Так родились первые блокираторы. Неведомо как и кем изобретенные — нечто, завернутое от чужого взгляда в холщовые мешки, для народа названное «мощами святых», по аналогии с реально существующими реликвиями веры. И пошли по свету люди в черных балахонах с сотнями — если не тысячами — «перстами» и «десницами», вершить огненную казнь над собственными — порою — племянниками, а иногда и детьми.

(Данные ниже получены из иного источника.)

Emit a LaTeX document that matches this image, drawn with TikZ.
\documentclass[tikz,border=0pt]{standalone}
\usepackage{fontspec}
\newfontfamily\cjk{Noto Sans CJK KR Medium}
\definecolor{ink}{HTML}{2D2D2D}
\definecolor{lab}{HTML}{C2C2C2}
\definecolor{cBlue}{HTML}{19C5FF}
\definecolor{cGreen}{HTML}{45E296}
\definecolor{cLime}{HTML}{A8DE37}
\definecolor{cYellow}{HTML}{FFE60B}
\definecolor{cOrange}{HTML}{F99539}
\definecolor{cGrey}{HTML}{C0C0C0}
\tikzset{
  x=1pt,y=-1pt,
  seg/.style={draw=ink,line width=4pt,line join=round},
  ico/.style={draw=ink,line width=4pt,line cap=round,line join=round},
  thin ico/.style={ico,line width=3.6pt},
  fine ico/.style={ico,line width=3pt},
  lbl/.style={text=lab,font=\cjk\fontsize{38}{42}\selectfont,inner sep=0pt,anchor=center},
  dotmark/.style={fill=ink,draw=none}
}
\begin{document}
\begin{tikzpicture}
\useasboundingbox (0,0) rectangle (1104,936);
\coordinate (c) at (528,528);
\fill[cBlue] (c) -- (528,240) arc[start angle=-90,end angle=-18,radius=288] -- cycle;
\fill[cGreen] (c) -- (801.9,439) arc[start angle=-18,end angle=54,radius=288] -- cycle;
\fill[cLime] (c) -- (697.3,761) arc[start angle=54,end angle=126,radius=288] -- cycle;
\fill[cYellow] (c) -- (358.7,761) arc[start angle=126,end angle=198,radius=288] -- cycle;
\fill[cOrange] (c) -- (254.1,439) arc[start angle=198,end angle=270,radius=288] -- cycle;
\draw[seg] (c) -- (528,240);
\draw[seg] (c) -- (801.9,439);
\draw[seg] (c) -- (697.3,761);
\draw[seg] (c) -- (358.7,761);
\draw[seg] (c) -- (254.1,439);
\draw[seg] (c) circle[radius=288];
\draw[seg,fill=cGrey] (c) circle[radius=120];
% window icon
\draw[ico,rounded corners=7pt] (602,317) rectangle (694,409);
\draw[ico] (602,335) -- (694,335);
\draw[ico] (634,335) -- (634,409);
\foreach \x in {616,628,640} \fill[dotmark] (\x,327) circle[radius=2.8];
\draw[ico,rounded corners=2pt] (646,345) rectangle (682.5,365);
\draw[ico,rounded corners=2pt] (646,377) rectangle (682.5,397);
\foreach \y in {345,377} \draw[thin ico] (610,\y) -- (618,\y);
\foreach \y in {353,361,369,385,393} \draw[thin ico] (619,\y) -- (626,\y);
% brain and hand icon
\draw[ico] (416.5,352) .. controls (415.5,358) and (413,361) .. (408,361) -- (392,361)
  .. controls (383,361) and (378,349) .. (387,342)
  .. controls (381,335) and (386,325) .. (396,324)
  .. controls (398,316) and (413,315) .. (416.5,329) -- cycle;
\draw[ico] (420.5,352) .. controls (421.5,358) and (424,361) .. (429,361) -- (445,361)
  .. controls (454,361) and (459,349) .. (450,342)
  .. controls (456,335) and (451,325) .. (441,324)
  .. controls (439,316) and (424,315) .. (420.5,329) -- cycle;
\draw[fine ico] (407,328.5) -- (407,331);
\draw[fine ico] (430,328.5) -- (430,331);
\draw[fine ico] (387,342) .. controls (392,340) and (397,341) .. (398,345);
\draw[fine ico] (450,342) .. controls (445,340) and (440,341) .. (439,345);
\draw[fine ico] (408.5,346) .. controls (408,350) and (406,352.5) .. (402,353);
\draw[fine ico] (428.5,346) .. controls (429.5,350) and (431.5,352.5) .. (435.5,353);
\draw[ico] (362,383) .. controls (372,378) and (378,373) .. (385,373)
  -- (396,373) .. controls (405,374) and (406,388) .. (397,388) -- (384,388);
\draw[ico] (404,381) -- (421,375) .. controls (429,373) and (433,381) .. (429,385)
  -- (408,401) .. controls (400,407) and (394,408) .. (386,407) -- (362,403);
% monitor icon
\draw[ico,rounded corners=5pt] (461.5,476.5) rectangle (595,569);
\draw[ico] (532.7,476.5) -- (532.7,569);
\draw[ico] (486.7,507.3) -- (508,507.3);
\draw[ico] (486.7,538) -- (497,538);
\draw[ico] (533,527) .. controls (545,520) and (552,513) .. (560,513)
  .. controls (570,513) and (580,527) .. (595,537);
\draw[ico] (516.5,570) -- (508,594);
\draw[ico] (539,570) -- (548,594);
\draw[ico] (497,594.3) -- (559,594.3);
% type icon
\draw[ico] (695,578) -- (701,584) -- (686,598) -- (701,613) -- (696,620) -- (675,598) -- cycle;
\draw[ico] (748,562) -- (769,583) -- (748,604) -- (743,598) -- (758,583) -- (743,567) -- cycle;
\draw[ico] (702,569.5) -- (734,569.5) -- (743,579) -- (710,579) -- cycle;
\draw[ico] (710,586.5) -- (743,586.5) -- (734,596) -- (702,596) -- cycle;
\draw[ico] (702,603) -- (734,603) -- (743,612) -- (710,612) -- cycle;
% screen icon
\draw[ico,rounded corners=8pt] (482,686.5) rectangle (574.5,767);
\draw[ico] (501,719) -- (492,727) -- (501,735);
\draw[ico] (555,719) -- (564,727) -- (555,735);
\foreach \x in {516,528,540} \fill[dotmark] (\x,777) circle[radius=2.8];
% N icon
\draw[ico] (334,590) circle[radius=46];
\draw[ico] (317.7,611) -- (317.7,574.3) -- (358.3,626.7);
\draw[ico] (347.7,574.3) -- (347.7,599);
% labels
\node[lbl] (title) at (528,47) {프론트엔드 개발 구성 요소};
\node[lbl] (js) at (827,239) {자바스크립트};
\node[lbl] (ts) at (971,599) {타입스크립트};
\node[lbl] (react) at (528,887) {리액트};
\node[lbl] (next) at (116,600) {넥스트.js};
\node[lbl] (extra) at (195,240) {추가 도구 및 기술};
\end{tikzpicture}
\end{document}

Кровавая вакханалия завершилась логично и просто — вырезав вместе с «проблемными» детьми поросль вообще всех одаренных и немалую толику просто умных и талантливых, вместе с кузнецами, учеными, книжниками, лозоходцами, мельниками и иным людом, традиционно приписанным к нечистому, Европа ослабла и пала под копыта монголо-татарского нашествия, спокойно добравшегося до большой воды на западе, не заметив более-менее значительного сопротивления и народного неприятия. Инквизиция новым хозяевам была ни к чему, как и сильное духовенство — вместо них продвинули людей из народа, накрепко затвердив исключить любые проповеди об «избранности свыше», потому как в ставке хана на это другая точка зрения. Вот выживших феодалов оставили на тронах — местным было проще собирать налоги и переправлять серебро на восток, в качестве «пряника» и взятки отдав им все орденские и храмовые земли. Собственно, после этого католичество столетиями возвращалось к прежней структуре — там, где уже не было денег, а значит и власти, амбициозным одаренным делать было нечего. Да и высшая аристократия как-то не стремилась исповедоваться вчерашнему пахарю, оставив веру народу — заодно и переписи населения велись, чтобы знать, с какого подворья какой налог.